══ Source material ══

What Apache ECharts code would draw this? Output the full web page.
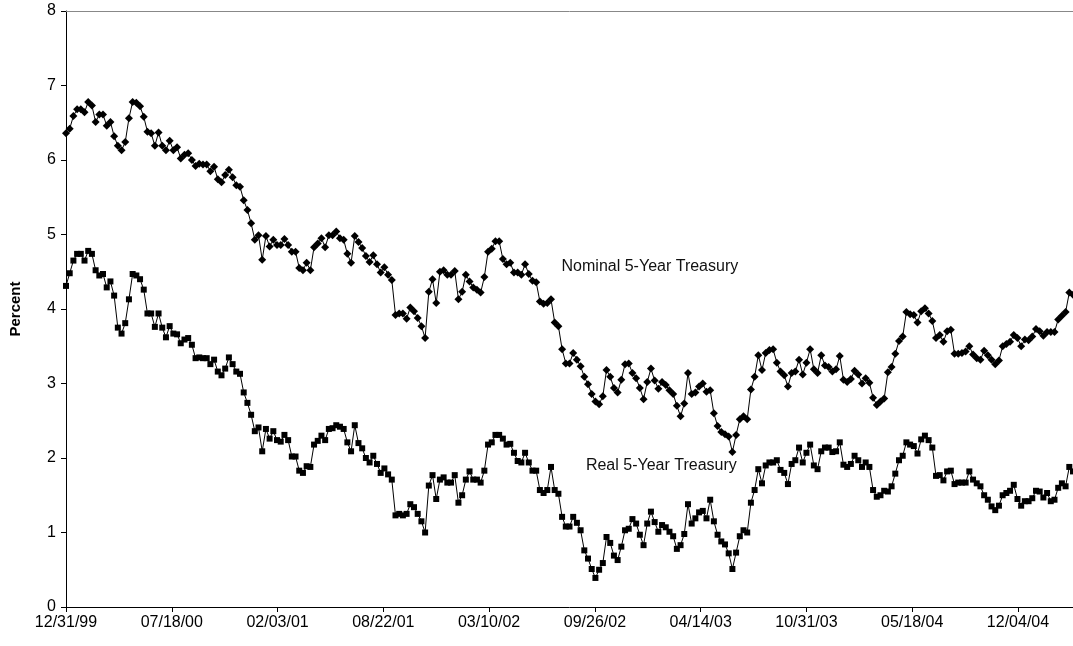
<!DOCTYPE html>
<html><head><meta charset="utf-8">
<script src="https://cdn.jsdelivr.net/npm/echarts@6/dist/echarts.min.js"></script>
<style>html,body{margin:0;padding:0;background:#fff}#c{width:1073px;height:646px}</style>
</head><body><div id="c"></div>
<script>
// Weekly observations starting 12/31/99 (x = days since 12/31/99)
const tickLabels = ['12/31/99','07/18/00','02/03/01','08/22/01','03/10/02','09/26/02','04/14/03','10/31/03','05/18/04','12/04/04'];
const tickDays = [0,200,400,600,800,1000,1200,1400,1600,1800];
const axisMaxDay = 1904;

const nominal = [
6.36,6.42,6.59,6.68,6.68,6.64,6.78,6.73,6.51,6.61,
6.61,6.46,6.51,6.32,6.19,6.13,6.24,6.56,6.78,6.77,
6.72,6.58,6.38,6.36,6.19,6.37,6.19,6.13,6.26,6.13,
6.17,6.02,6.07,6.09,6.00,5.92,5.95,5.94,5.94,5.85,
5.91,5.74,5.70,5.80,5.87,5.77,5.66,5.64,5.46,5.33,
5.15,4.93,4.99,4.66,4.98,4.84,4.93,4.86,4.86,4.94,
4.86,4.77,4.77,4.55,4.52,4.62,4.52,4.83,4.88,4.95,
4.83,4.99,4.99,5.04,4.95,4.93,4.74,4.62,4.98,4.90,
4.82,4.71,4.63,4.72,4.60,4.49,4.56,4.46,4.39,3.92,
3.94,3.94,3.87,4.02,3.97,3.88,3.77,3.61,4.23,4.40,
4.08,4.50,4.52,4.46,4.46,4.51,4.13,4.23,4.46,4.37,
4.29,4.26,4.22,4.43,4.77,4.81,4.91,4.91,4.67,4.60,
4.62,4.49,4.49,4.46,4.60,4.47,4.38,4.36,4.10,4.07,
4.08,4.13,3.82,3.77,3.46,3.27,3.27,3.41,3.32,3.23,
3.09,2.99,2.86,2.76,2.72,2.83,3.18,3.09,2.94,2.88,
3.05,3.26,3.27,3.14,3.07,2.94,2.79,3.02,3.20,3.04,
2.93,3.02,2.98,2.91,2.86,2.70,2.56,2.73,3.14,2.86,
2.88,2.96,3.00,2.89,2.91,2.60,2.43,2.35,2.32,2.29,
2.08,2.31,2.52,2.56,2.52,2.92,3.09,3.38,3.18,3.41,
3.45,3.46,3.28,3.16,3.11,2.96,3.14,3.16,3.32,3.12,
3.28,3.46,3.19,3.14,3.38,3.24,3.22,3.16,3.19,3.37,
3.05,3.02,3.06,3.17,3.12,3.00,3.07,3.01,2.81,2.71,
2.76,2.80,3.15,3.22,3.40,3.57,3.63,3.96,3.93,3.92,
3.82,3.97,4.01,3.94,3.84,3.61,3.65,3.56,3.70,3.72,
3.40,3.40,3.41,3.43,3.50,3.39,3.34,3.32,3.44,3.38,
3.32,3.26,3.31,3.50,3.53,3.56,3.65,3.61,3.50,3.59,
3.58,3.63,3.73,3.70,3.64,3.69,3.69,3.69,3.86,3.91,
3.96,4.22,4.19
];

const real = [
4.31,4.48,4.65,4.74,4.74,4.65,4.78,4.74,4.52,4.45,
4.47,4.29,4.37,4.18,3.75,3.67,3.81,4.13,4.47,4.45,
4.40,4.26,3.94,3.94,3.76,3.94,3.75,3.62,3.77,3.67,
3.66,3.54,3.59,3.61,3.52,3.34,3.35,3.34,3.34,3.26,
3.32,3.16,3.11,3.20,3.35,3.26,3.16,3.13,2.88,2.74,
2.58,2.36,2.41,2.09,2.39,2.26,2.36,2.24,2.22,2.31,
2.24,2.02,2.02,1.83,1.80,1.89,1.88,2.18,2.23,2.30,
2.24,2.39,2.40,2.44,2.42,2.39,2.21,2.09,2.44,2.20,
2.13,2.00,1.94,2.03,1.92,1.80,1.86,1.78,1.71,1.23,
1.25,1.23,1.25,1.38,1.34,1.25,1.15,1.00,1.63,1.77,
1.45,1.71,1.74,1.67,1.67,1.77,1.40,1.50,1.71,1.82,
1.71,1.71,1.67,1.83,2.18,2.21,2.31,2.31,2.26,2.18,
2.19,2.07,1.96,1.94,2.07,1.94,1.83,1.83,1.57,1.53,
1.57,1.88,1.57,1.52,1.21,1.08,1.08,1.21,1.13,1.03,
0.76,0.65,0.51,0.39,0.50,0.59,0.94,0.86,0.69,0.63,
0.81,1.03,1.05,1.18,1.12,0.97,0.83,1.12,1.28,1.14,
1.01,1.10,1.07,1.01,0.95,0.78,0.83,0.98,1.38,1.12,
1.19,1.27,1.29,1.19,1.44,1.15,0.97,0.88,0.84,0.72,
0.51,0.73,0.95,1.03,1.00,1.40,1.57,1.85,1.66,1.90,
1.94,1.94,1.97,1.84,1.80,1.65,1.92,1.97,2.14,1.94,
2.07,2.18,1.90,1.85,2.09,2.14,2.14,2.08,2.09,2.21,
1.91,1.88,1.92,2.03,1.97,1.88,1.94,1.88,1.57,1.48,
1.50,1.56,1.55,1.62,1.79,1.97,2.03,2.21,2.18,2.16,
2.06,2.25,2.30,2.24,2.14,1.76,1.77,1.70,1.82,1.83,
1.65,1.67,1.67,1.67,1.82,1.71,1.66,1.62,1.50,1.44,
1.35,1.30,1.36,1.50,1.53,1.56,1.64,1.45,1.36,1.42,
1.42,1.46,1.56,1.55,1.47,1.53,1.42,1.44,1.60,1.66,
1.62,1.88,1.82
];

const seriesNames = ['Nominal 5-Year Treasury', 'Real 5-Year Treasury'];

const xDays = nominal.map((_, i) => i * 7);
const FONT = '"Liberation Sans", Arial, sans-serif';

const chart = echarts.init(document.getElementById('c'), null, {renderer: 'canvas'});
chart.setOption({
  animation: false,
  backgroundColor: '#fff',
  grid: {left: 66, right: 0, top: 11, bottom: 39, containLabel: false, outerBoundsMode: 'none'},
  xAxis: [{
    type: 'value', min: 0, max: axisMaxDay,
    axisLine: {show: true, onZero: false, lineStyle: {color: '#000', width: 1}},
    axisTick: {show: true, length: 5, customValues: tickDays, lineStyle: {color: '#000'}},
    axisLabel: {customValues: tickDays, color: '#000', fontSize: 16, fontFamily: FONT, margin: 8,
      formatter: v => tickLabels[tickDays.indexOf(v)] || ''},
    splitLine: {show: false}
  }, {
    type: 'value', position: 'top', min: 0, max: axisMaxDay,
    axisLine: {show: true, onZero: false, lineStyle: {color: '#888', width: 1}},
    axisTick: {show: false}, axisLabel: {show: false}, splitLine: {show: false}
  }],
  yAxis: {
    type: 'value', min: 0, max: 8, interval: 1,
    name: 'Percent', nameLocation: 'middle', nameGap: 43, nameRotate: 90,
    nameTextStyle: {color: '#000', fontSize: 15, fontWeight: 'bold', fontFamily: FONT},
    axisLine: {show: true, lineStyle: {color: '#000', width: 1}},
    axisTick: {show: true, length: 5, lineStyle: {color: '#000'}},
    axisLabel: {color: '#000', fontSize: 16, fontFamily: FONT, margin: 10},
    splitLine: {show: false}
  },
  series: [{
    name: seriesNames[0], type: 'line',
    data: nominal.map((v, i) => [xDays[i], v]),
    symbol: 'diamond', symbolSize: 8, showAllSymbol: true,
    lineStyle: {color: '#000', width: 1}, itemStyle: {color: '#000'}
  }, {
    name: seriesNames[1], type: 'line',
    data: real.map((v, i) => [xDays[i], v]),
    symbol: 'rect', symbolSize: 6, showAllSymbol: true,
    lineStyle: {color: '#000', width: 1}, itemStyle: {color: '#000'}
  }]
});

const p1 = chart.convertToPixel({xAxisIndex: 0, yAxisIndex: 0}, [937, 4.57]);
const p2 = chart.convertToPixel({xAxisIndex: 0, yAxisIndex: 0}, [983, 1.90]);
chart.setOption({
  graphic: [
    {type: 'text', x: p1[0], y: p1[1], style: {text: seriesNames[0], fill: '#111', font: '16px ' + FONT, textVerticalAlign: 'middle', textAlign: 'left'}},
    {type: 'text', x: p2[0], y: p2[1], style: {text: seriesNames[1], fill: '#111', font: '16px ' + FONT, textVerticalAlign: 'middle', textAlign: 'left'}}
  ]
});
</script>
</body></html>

═══

* **Short exercise**
Skip the pictures, please, and transcribe only the lines from the beginning of the material through the one that contains "const axisMaxDay = 1904;".

* **Solution**
What Apache ECharts code would draw this? Output the full web page.
<!DOCTYPE html>
<html><head><meta charset="utf-8">
<script src="https://cdn.jsdelivr.net/npm/echarts@6/dist/echarts.min.js"></script>
<style>html,body{margin:0;padding:0;background:#fff}#c{width:1073px;height:646px}</style>
</head><body><div id="c"></div>
<script>
// Weekly observations starting 12/31/99 (x = days since 12/31/99)
const tickLabels = ['12/31/99','07/18/00','02/03/01','08/22/01','03/10/02','09/26/02','04/14/03','10/31/03','05/18/04','12/04/04'];
const tickDays = [0,200,400,600,800,1000,1200,1400,1600,1800];
const axisMaxDay = 1904;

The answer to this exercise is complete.